Exercise objective: Quote the listing below in full and exactly as written, but omit every picture.

------ Recorded data

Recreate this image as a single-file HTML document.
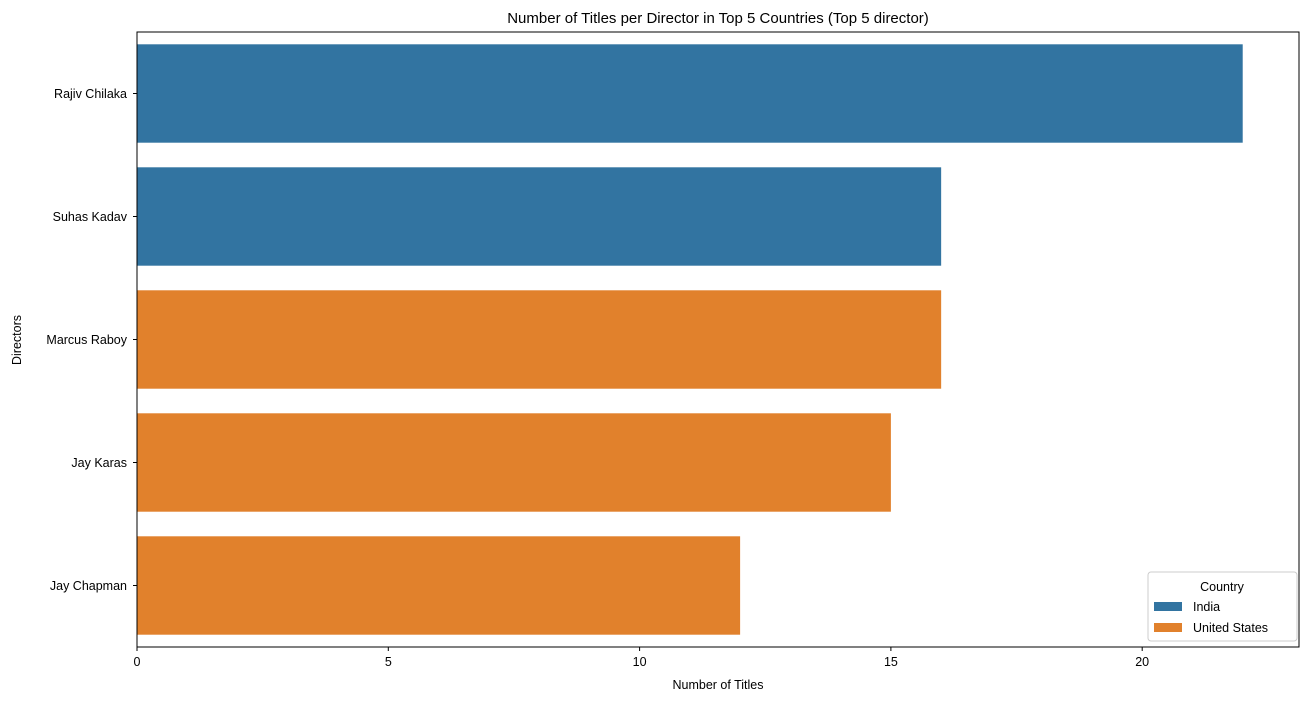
<!DOCTYPE html>
<html><head><meta charset="utf-8"><style>
body{margin:0;background:#fff;}
svg text{font-family:"Liberation Sans","DejaVu Sans",sans-serif;fill:#000;}
</style></head><body>
<svg id="chart" width="1309" height="701" xmlns="http://www.w3.org/2000/svg">
<text x="718" y="23" font-size="15" text-anchor="middle">Number of Titles per Director in Top 5 Countries (Top 5 director)</text>
<g id="bars"></g>
<g id="axes"></g>
<text x="718" y="689" font-size="12.5" text-anchor="middle">Number of Titles</text>
<text x="21" y="340" font-size="12.5" text-anchor="middle" transform="rotate(-90 21 340)">Directors</text>
<g>
<rect x="1148" y="572" width="149" height="69" rx="3" fill="#fff" fill-opacity="0.8" stroke="#ccc"/>
<text x="1222" y="591" font-size="12.5" text-anchor="middle">Country</text>
<g><rect x="1154" y="602" width="28" height="9" fill="#3274a1"/><text x="1193" y="611" font-size="12.5">India</text></g>
<g><rect x="1154" y="623" width="28" height="9" fill="#e1812c"/><text x="1193" y="632" font-size="12.5">United States</text></g>
</g>
</svg>
<script>
const directors=["Rajiv Chilaka","Suhas Kadav","Marcus Raboy","Jay Karas","Jay Chapman"];
const titleCounts=[22,16,16,15,12];
const countries=["India","India","United States","United States","United States"];
const xTicks=[0,5,10,15,20];
const colors={"India":"#3274a1","United States":"#e1812c"};
const L=137,R=1299,T=32,B=647,xMax=23.12;
const xs=v=>L+v/xMax*(R-L);
const band=(B-T)/directors.length;
const ns="http://www.w3.org/2000/svg";
const bars=document.getElementById('bars'),axes=document.getElementById('axes');
function mk(tag,attrs,parent){const e=document.createElementNS(ns,tag);for(const k in attrs)e.setAttribute(k,attrs[k]);parent.appendChild(e);return e;}
directors.forEach((d,i)=>{
 const y=T+band*i+band*0.1;
 const r=mk('rect',{x:xs(0),y:y,width:xs(titleCounts[i])-xs(0),height:band*0.8,fill:colors[countries[i]]},bars);
 
 
 const cy=T+band*(i+0.5);
 mk('line',{x1:L-4,x2:L,y1:cy,y2:cy,stroke:'#000'},axes);
 const t=mk('text',{x:L-10,y:cy+4.5,'font-size':12.5,'text-anchor':'end'},axes);
 t.textContent=d;
 
 
});
xTicks.forEach(v=>{
 const x=xs(v);
 mk('line',{x1:x,x2:x,y1:B,y2:B+4,stroke:'#000'},axes);
 const t=mk('text',{x:x,y:B+19,'font-size':12.5,'text-anchor':'middle'},axes);
 t.textContent=v;
 
 
});
const frame=mk('rect',{x:L,y:T,width:R-L,height:B-T,fill:'none',stroke:'#000','stroke-width':1},axes);


</script>
</body></html>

------------

Result of the exercise:
Recreate this image as a single-file HTML document.
<!DOCTYPE html>
<html><head><meta charset="utf-8"><style>
body{margin:0;background:#fff;}
svg text{font-family:"Liberation Sans","DejaVu Sans",sans-serif;fill:#000;}
</style></head><body>
<svg id="chart" width="1309" height="701" xmlns="http://www.w3.org/2000/svg">
<text x="718" y="23" font-size="15" text-anchor="middle">Number of Titles per Director in Top 5 Countries (Top 5 director)</text>
<g id="bars"></g>
<g id="axes"></g>
<text x="718" y="689" font-size="12.5" text-anchor="middle">Number of Titles</text>
<text x="21" y="340" font-size="12.5" text-anchor="middle" transform="rotate(-90 21 340)">Directors</text>
<g>
<rect x="1148" y="572" width="149" height="69" rx="3" fill="#fff" fill-opacity="0.8" stroke="#ccc"/>
<text x="1222" y="591" font-size="12.5" text-anchor="middle">Country</text>
<g><rect x="1154" y="602" width="28" height="9" fill="#3274a1"/><text x="1193" y="611" font-size="12.5">India</text></g>
<g><rect x="1154" y="623" width="28" height="9" fill="#e1812c"/><text x="1193" y="632" font-size="12.5">United States</text></g>
</g>
</svg>
<script>
const directors=["Rajiv Chilaka","Suhas Kadav","Marcus Raboy","Jay Karas","Jay Chapman"];
const titleCounts=[22,16,16,15,12];
const countries=["India","India","United States","United States","United States"];
const xTicks=[0,5,10,15,20];
const colors={"India":"#3274a1","United States":"#e1812c"};
const L=137,R=1299,T=32,B=647,xMax=23.12;
const xs=v=>L+v/xMax*(R-L);
const band=(B-T)/directors.length;
const ns="http://www.w3.org/2000/svg";
const bars=document.getElementById('bars'),axes=document.getElementById('axes');
function mk(tag,attrs,parent){const e=document.createElementNS(ns,tag);for(const k in attrs)e.setAttribute(k,attrs[k]);parent.appendChild(e);return e;}
directors.forEach((d,i)=>{
 const y=T+band*i+band*0.1;
 const r=mk('rect',{x:xs(0),y:y,width:xs(titleCounts[i])-xs(0),height:band*0.8,fill:colors[countries[i]]},bars);
 
 
 const cy=T+band*(i+0.5);
 mk('line',{x1:L-4,x2:L,y1:cy,y2:cy,stroke:'#000'},axes);
 const t=mk('text',{x:L-10,y:cy+4.5,'font-size':12.5,'text-anchor':'end'},axes);
 t.textContent=d;
 
 
});
xTicks.forEach(v=>{
 const x=xs(v);
 mk('line',{x1:x,x2:x,y1:B,y2:B+4,stroke:'#000'},axes);
 const t=mk('text',{x:x,y:B+19,'font-size':12.5,'text-anchor':'middle'},axes);
 t.textContent=v;
 
 
});
const frame=mk('rect',{x:L,y:T,width:R-L,height:B-T,fill:'none',stroke:'#000','stroke-width':1},axes);


</script>
</body></html>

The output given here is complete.